_Exercise requirements_
Take down each entry exactly as written.

Entries with chart source code
....

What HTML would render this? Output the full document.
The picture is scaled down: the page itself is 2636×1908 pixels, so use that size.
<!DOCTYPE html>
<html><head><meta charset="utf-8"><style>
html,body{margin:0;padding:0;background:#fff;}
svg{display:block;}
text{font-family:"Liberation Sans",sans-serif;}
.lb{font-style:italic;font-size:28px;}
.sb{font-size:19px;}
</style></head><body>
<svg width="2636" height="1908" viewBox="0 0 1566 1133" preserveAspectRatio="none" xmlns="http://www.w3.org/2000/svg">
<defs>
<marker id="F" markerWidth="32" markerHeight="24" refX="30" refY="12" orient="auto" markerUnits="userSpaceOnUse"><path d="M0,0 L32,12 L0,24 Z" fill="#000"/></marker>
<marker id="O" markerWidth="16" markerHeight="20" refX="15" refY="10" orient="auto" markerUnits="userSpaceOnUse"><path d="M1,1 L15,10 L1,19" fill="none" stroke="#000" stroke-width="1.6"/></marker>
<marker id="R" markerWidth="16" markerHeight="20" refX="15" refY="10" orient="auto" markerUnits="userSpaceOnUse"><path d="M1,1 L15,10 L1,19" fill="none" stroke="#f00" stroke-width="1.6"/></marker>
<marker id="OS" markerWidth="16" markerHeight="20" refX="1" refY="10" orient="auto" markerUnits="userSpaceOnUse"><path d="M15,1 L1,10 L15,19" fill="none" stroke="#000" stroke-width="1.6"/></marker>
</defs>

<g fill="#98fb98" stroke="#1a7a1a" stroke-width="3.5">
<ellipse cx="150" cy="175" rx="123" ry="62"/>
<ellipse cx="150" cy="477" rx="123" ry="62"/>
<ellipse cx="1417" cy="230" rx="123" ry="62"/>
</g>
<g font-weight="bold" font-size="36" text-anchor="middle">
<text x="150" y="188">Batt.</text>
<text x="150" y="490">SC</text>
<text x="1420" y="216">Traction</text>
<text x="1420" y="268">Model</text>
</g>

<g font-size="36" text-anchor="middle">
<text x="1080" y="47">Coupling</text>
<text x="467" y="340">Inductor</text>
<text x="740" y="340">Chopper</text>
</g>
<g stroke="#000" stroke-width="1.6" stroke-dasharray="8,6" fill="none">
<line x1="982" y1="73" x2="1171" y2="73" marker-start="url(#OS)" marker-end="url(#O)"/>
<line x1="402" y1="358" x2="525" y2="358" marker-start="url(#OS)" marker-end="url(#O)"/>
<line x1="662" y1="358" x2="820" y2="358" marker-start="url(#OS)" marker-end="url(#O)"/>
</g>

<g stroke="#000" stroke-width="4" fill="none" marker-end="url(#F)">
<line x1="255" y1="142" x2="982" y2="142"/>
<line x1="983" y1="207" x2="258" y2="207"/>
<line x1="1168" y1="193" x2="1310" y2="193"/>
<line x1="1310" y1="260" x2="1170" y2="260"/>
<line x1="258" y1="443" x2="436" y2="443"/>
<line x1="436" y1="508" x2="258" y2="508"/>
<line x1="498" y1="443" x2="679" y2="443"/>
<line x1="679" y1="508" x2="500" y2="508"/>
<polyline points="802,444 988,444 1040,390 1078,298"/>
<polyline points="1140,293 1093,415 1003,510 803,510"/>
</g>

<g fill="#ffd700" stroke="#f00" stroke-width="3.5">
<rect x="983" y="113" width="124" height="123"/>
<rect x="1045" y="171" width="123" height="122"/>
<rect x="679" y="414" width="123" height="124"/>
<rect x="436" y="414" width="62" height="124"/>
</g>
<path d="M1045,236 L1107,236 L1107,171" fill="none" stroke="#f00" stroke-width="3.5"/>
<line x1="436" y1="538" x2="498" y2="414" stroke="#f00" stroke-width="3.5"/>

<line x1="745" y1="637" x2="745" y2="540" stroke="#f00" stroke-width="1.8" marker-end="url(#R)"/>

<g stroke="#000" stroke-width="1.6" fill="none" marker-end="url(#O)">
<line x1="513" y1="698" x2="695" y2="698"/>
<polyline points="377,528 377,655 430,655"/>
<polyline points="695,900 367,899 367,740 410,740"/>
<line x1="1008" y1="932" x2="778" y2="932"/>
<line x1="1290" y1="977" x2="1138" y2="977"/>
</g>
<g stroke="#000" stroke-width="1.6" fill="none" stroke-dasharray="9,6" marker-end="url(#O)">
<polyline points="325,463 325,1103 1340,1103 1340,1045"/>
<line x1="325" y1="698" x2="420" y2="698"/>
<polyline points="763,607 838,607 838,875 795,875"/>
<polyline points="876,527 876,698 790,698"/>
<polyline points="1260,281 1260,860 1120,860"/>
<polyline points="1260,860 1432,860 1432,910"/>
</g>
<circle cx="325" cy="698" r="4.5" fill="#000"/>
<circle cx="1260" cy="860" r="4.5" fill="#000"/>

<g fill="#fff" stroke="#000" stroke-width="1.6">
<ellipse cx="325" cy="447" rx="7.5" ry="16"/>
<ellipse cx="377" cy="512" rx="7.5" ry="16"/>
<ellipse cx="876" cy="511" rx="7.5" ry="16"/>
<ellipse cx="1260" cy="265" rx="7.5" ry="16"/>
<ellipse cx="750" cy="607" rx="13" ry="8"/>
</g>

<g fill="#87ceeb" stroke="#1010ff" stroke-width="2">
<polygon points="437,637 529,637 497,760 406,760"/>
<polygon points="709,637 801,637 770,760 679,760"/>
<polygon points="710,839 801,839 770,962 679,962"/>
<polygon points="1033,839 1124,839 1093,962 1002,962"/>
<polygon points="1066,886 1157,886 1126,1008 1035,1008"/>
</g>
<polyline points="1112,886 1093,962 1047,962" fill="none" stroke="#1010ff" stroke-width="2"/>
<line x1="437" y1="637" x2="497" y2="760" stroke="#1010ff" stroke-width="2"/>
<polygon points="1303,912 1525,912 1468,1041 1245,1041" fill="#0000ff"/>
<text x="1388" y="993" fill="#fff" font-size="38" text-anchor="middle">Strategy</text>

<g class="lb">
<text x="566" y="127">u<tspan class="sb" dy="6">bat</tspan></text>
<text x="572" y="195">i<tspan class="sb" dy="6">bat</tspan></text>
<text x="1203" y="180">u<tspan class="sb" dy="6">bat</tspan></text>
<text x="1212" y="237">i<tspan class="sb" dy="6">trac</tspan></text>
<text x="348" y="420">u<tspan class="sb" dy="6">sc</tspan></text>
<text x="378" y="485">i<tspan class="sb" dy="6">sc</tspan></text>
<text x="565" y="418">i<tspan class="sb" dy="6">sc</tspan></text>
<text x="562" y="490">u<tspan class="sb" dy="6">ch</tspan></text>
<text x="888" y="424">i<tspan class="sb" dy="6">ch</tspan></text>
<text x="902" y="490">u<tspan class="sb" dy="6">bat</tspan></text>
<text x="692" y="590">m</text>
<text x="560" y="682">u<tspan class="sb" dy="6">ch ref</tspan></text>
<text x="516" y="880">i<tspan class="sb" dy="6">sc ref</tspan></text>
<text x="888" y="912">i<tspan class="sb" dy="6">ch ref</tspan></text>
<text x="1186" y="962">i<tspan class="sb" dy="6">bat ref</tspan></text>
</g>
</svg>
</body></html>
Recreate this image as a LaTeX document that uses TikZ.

....

_The response_
What HTML would render this? Output the full document.
The picture is scaled down: the page itself is 2636×1908 pixels, so use that size.
<!DOCTYPE html>
<html><head><meta charset="utf-8"><style>
html,body{margin:0;padding:0;background:#fff;}
svg{display:block;}
text{font-family:"Liberation Sans",sans-serif;}
.lb{font-style:italic;font-size:28px;}
.sb{font-size:19px;}
</style></head><body>
<svg width="2636" height="1908" viewBox="0 0 1566 1133" preserveAspectRatio="none" xmlns="http://www.w3.org/2000/svg">
<defs>
<marker id="F" markerWidth="32" markerHeight="24" refX="30" refY="12" orient="auto" markerUnits="userSpaceOnUse"><path d="M0,0 L32,12 L0,24 Z" fill="#000"/></marker>
<marker id="O" markerWidth="16" markerHeight="20" refX="15" refY="10" orient="auto" markerUnits="userSpaceOnUse"><path d="M1,1 L15,10 L1,19" fill="none" stroke="#000" stroke-width="1.6"/></marker>
<marker id="R" markerWidth="16" markerHeight="20" refX="15" refY="10" orient="auto" markerUnits="userSpaceOnUse"><path d="M1,1 L15,10 L1,19" fill="none" stroke="#f00" stroke-width="1.6"/></marker>
<marker id="OS" markerWidth="16" markerHeight="20" refX="1" refY="10" orient="auto" markerUnits="userSpaceOnUse"><path d="M15,1 L1,10 L15,19" fill="none" stroke="#000" stroke-width="1.6"/></marker>
</defs>

<g fill="#98fb98" stroke="#1a7a1a" stroke-width="3.5">
<ellipse cx="150" cy="175" rx="123" ry="62"/>
<ellipse cx="150" cy="477" rx="123" ry="62"/>
<ellipse cx="1417" cy="230" rx="123" ry="62"/>
</g>
<g font-weight="bold" font-size="36" text-anchor="middle">
<text x="150" y="188">Batt.</text>
<text x="150" y="490">SC</text>
<text x="1420" y="216">Traction</text>
<text x="1420" y="268">Model</text>
</g>

<g font-size="36" text-anchor="middle">
<text x="1080" y="47">Coupling</text>
<text x="467" y="340">Inductor</text>
<text x="740" y="340">Chopper</text>
</g>
<g stroke="#000" stroke-width="1.6" stroke-dasharray="8,6" fill="none">
<line x1="982" y1="73" x2="1171" y2="73" marker-start="url(#OS)" marker-end="url(#O)"/>
<line x1="402" y1="358" x2="525" y2="358" marker-start="url(#OS)" marker-end="url(#O)"/>
<line x1="662" y1="358" x2="820" y2="358" marker-start="url(#OS)" marker-end="url(#O)"/>
</g>

<g stroke="#000" stroke-width="4" fill="none" marker-end="url(#F)">
<line x1="255" y1="142" x2="982" y2="142"/>
<line x1="983" y1="207" x2="258" y2="207"/>
<line x1="1168" y1="193" x2="1310" y2="193"/>
<line x1="1310" y1="260" x2="1170" y2="260"/>
<line x1="258" y1="443" x2="436" y2="443"/>
<line x1="436" y1="508" x2="258" y2="508"/>
<line x1="498" y1="443" x2="679" y2="443"/>
<line x1="679" y1="508" x2="500" y2="508"/>
<polyline points="802,444 988,444 1040,390 1078,298"/>
<polyline points="1140,293 1093,415 1003,510 803,510"/>
</g>

<g fill="#ffd700" stroke="#f00" stroke-width="3.5">
<rect x="983" y="113" width="124" height="123"/>
<rect x="1045" y="171" width="123" height="122"/>
<rect x="679" y="414" width="123" height="124"/>
<rect x="436" y="414" width="62" height="124"/>
</g>
<path d="M1045,236 L1107,236 L1107,171" fill="none" stroke="#f00" stroke-width="3.5"/>
<line x1="436" y1="538" x2="498" y2="414" stroke="#f00" stroke-width="3.5"/>

<line x1="745" y1="637" x2="745" y2="540" stroke="#f00" stroke-width="1.8" marker-end="url(#R)"/>

<g stroke="#000" stroke-width="1.6" fill="none" marker-end="url(#O)">
<line x1="513" y1="698" x2="695" y2="698"/>
<polyline points="377,528 377,655 430,655"/>
<polyline points="695,900 367,899 367,740 410,740"/>
<line x1="1008" y1="932" x2="778" y2="932"/>
<line x1="1290" y1="977" x2="1138" y2="977"/>
</g>
<g stroke="#000" stroke-width="1.6" fill="none" stroke-dasharray="9,6" marker-end="url(#O)">
<polyline points="325,463 325,1103 1340,1103 1340,1045"/>
<line x1="325" y1="698" x2="420" y2="698"/>
<polyline points="763,607 838,607 838,875 795,875"/>
<polyline points="876,527 876,698 790,698"/>
<polyline points="1260,281 1260,860 1120,860"/>
<polyline points="1260,860 1432,860 1432,910"/>
</g>
<circle cx="325" cy="698" r="4.5" fill="#000"/>
<circle cx="1260" cy="860" r="4.5" fill="#000"/>

<g fill="#fff" stroke="#000" stroke-width="1.6">
<ellipse cx="325" cy="447" rx="7.5" ry="16"/>
<ellipse cx="377" cy="512" rx="7.5" ry="16"/>
<ellipse cx="876" cy="511" rx="7.5" ry="16"/>
<ellipse cx="1260" cy="265" rx="7.5" ry="16"/>
<ellipse cx="750" cy="607" rx="13" ry="8"/>
</g>

<g fill="#87ceeb" stroke="#1010ff" stroke-width="2">
<polygon points="437,637 529,637 497,760 406,760"/>
<polygon points="709,637 801,637 770,760 679,760"/>
<polygon points="710,839 801,839 770,962 679,962"/>
<polygon points="1033,839 1124,839 1093,962 1002,962"/>
<polygon points="1066,886 1157,886 1126,1008 1035,1008"/>
</g>
<polyline points="1112,886 1093,962 1047,962" fill="none" stroke="#1010ff" stroke-width="2"/>
<line x1="437" y1="637" x2="497" y2="760" stroke="#1010ff" stroke-width="2"/>
<polygon points="1303,912 1525,912 1468,1041 1245,1041" fill="#0000ff"/>
<text x="1388" y="993" fill="#fff" font-size="38" text-anchor="middle">Strategy</text>

<g class="lb">
<text x="566" y="127">u<tspan class="sb" dy="6">bat</tspan></text>
<text x="572" y="195">i<tspan class="sb" dy="6">bat</tspan></text>
<text x="1203" y="180">u<tspan class="sb" dy="6">bat</tspan></text>
<text x="1212" y="237">i<tspan class="sb" dy="6">trac</tspan></text>
<text x="348" y="420">u<tspan class="sb" dy="6">sc</tspan></text>
<text x="378" y="485">i<tspan class="sb" dy="6">sc</tspan></text>
<text x="565" y="418">i<tspan class="sb" dy="6">sc</tspan></text>
<text x="562" y="490">u<tspan class="sb" dy="6">ch</tspan></text>
<text x="888" y="424">i<tspan class="sb" dy="6">ch</tspan></text>
<text x="902" y="490">u<tspan class="sb" dy="6">bat</tspan></text>
<text x="692" y="590">m</text>
<text x="560" y="682">u<tspan class="sb" dy="6">ch ref</tspan></text>
<text x="516" y="880">i<tspan class="sb" dy="6">sc ref</tspan></text>
<text x="888" y="912">i<tspan class="sb" dy="6">ch ref</tspan></text>
<text x="1186" y="962">i<tspan class="sb" dy="6">bat ref</tspan></text>
</g>
</svg>
</body></html>
Recreate this image as a LaTeX document that uses TikZ.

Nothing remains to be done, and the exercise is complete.